▶ _WHAT THE TASK REQUIRES_
Tally the lines holding "this" and state only that figure.

[Source code of charts]
- - - - -

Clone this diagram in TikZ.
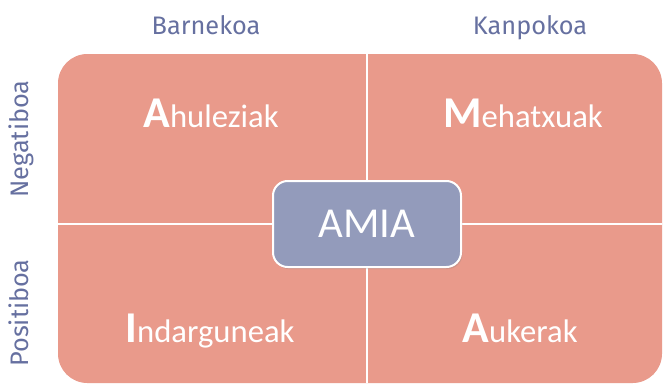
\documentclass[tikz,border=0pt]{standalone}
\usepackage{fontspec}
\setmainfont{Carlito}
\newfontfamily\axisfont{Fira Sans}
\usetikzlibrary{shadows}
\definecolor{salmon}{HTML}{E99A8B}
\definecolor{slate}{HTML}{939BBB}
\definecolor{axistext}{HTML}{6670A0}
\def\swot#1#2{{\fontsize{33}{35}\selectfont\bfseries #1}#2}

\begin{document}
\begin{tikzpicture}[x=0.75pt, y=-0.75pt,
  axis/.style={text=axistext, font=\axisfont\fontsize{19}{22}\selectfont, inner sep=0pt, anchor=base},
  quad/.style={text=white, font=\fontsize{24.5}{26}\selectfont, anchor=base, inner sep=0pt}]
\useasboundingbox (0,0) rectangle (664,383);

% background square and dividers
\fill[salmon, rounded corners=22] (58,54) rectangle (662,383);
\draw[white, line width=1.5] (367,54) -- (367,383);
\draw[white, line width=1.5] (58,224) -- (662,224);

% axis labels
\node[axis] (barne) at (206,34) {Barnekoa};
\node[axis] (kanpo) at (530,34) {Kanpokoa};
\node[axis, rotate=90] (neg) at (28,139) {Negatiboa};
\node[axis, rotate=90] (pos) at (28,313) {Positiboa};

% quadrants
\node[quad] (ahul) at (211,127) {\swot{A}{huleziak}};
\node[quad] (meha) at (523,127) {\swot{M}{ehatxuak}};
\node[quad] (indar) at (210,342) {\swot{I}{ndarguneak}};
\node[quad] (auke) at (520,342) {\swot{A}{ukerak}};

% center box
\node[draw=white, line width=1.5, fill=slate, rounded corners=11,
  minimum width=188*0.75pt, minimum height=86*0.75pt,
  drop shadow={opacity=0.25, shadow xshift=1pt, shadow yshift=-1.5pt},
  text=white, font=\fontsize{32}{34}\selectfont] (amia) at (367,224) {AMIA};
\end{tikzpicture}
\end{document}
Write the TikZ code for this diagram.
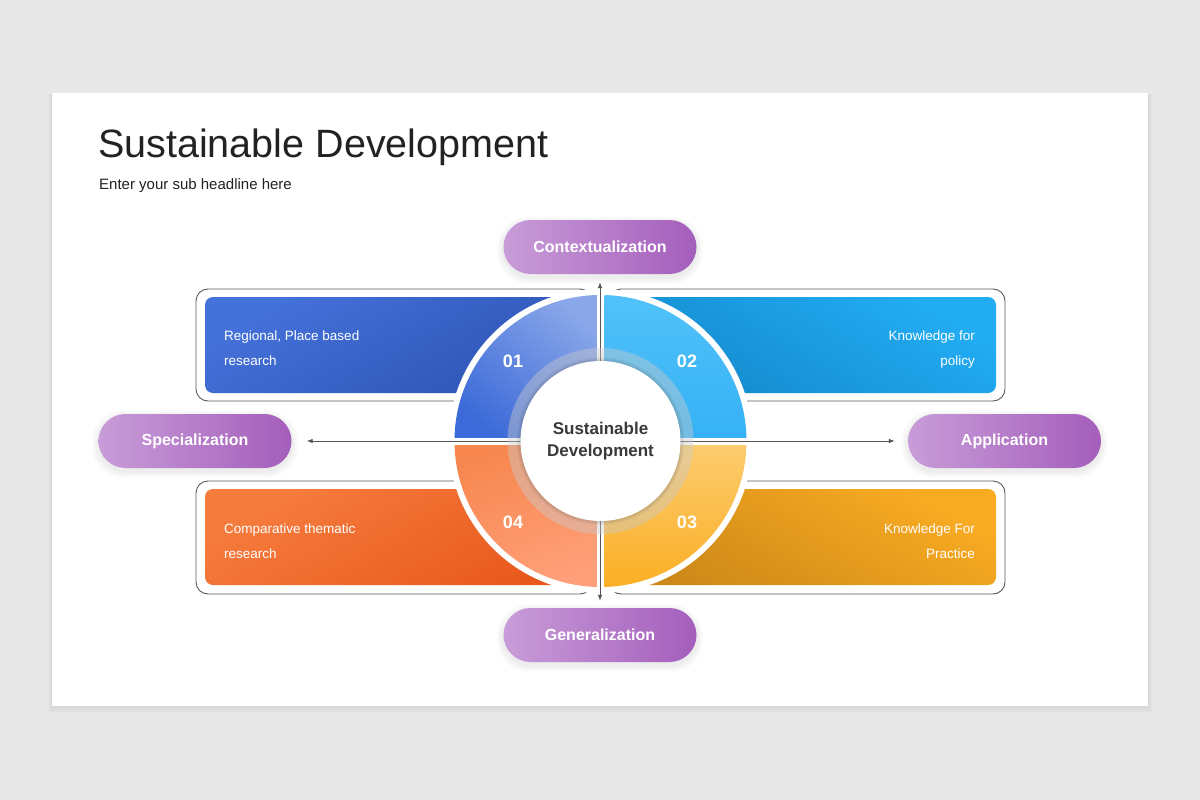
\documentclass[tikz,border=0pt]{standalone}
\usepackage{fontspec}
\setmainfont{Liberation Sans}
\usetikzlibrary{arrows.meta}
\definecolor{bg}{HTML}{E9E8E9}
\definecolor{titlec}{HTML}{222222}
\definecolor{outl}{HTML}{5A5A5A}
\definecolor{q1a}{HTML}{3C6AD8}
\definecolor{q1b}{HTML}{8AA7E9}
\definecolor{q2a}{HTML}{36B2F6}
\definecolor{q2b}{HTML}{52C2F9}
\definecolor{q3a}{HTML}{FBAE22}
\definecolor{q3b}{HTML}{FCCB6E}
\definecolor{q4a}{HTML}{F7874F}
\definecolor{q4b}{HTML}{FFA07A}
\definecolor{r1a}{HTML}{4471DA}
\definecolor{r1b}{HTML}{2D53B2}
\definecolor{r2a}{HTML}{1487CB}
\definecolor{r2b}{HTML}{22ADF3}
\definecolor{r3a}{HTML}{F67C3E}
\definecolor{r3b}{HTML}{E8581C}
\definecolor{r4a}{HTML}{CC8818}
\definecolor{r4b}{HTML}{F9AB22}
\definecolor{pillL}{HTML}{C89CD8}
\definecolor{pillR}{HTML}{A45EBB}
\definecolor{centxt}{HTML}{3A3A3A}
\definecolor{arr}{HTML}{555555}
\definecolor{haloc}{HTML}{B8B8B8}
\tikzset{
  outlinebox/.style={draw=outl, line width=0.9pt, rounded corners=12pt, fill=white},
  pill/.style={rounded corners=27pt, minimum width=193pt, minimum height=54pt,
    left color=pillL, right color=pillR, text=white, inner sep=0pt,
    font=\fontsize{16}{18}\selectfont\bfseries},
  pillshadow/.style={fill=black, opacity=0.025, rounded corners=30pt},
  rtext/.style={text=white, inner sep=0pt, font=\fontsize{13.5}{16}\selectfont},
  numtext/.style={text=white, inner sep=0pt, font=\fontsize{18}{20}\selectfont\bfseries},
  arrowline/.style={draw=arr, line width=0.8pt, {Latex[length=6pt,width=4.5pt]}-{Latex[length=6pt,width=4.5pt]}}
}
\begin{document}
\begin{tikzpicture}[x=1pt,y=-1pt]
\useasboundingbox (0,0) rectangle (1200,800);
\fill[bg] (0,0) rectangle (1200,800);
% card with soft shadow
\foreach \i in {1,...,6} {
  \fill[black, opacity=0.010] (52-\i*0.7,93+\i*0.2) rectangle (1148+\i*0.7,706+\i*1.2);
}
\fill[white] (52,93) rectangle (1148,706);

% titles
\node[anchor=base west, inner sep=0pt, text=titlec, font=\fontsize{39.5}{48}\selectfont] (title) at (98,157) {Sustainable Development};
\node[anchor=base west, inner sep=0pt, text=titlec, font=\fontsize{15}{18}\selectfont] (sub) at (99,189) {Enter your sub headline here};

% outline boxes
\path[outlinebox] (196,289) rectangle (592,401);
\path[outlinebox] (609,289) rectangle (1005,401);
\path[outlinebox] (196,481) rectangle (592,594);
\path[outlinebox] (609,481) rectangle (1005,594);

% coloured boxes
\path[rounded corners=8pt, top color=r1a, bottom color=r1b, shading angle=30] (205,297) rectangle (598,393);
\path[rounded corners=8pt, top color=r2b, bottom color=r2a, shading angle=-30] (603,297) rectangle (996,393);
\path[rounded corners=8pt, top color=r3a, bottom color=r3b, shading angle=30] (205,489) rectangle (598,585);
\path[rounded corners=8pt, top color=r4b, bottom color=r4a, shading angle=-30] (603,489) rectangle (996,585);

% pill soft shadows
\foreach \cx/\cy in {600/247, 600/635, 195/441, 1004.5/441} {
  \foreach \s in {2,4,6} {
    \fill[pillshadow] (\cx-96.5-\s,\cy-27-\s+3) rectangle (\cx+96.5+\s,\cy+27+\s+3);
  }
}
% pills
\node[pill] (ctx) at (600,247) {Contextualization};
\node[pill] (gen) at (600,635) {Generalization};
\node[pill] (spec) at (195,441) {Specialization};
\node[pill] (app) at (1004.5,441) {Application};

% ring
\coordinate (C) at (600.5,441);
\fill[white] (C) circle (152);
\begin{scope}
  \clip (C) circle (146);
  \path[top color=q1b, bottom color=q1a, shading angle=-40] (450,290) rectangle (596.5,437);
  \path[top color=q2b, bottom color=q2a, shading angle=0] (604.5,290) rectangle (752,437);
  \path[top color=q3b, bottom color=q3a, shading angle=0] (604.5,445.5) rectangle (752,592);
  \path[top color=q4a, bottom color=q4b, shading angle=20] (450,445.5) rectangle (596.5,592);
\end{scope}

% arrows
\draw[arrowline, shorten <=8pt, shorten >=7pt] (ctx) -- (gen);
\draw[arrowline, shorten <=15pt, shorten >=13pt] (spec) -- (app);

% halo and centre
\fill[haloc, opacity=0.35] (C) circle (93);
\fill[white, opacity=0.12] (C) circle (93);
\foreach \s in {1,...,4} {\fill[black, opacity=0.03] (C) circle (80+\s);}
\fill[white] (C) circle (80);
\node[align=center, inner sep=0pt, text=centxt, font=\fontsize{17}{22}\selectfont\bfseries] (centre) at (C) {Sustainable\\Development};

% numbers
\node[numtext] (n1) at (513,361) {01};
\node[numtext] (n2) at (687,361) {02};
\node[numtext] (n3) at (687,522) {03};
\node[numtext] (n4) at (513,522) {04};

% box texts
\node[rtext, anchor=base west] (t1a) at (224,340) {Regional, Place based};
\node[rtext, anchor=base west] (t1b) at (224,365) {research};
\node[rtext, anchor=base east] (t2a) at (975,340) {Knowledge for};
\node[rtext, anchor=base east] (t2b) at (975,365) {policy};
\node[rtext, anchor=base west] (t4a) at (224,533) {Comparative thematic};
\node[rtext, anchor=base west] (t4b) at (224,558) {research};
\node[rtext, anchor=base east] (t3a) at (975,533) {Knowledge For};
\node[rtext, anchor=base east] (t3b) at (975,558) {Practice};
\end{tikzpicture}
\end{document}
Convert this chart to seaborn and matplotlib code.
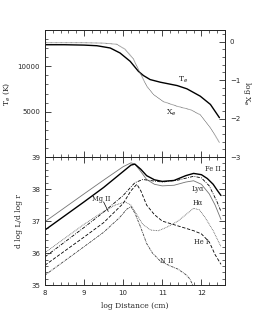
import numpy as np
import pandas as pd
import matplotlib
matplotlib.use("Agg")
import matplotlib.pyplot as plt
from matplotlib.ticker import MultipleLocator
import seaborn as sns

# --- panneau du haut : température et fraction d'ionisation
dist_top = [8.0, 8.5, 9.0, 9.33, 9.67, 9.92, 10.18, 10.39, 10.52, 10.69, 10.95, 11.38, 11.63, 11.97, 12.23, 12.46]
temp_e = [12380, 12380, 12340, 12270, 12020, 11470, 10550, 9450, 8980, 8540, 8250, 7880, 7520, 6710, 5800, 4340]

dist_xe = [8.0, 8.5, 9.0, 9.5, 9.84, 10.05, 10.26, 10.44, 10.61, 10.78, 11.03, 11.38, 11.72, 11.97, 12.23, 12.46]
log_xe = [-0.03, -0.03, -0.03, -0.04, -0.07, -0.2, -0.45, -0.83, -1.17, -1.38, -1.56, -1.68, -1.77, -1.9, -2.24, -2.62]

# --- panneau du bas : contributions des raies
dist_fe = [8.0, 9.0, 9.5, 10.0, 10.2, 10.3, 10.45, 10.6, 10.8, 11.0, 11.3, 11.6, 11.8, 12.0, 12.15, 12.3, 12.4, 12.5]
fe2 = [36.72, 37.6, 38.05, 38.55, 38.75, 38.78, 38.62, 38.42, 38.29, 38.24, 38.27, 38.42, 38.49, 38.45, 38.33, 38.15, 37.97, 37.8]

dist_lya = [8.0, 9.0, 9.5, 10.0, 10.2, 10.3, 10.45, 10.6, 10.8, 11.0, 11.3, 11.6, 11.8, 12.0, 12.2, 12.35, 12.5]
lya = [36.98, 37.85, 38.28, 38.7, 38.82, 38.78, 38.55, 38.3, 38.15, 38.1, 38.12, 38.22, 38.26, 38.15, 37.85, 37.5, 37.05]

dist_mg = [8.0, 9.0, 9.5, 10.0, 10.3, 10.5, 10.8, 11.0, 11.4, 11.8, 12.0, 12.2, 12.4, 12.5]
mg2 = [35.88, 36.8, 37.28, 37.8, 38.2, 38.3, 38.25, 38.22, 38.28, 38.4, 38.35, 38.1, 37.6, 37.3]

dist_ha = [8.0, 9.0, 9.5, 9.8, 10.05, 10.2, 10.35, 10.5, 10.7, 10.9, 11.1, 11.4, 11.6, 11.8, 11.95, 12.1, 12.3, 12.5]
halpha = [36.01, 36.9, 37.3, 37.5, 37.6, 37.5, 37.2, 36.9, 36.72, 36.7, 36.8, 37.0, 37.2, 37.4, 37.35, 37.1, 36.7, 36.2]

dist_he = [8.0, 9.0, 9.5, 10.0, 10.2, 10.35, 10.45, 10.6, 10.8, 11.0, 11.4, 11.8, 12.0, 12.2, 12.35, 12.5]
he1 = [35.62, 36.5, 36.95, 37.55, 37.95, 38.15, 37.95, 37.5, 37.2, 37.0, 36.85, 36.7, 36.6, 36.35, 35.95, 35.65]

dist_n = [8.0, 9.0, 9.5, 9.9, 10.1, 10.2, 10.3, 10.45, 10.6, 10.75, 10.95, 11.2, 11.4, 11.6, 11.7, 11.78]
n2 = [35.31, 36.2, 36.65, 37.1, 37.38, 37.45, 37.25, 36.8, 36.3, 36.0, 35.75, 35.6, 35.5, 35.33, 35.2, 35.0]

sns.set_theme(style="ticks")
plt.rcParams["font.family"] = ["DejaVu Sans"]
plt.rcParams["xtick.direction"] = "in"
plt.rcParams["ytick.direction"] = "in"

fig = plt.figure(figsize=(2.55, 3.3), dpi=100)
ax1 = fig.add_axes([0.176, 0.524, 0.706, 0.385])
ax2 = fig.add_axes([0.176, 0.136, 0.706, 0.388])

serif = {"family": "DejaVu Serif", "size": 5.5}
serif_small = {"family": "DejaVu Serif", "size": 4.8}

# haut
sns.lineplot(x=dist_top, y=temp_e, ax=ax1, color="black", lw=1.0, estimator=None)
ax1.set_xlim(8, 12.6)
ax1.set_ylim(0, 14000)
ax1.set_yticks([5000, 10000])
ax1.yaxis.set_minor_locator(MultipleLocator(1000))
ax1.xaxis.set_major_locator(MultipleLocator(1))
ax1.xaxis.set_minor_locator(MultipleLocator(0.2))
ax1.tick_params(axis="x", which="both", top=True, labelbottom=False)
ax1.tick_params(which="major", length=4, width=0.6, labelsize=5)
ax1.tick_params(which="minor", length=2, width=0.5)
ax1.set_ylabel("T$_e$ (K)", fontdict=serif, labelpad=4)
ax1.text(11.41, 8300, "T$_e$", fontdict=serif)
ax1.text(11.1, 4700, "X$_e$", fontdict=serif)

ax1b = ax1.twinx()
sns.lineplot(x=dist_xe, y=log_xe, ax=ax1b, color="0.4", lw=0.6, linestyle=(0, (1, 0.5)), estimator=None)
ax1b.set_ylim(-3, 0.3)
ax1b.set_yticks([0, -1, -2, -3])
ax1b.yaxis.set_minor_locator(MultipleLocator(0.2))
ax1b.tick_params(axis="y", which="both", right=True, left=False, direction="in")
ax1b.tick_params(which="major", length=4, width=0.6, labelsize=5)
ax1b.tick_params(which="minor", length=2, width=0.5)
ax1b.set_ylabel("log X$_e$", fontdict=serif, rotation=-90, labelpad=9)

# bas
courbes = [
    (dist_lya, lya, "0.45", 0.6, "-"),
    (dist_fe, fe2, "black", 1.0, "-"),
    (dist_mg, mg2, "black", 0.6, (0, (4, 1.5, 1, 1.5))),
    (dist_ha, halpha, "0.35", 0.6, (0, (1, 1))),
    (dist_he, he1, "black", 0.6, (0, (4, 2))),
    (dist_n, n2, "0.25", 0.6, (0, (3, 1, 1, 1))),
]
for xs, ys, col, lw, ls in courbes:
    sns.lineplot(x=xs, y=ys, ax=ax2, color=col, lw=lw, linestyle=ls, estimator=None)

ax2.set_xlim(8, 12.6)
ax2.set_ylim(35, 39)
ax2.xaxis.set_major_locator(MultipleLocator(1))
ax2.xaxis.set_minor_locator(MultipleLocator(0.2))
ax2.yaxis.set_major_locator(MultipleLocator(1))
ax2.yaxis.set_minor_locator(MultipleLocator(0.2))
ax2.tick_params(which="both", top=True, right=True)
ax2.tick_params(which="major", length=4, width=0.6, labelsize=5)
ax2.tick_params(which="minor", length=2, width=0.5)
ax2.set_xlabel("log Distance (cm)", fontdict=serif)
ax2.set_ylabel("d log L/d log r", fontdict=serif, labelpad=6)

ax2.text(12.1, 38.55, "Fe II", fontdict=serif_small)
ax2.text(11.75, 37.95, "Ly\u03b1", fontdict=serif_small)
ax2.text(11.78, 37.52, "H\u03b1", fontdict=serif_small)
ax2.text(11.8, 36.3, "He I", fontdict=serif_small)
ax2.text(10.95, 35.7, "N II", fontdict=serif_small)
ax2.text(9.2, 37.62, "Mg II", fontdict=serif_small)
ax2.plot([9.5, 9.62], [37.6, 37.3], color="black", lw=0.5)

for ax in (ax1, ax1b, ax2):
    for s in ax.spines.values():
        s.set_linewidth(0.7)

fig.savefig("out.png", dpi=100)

- - - - -

▶ _EXERCISE RESPONSE_
3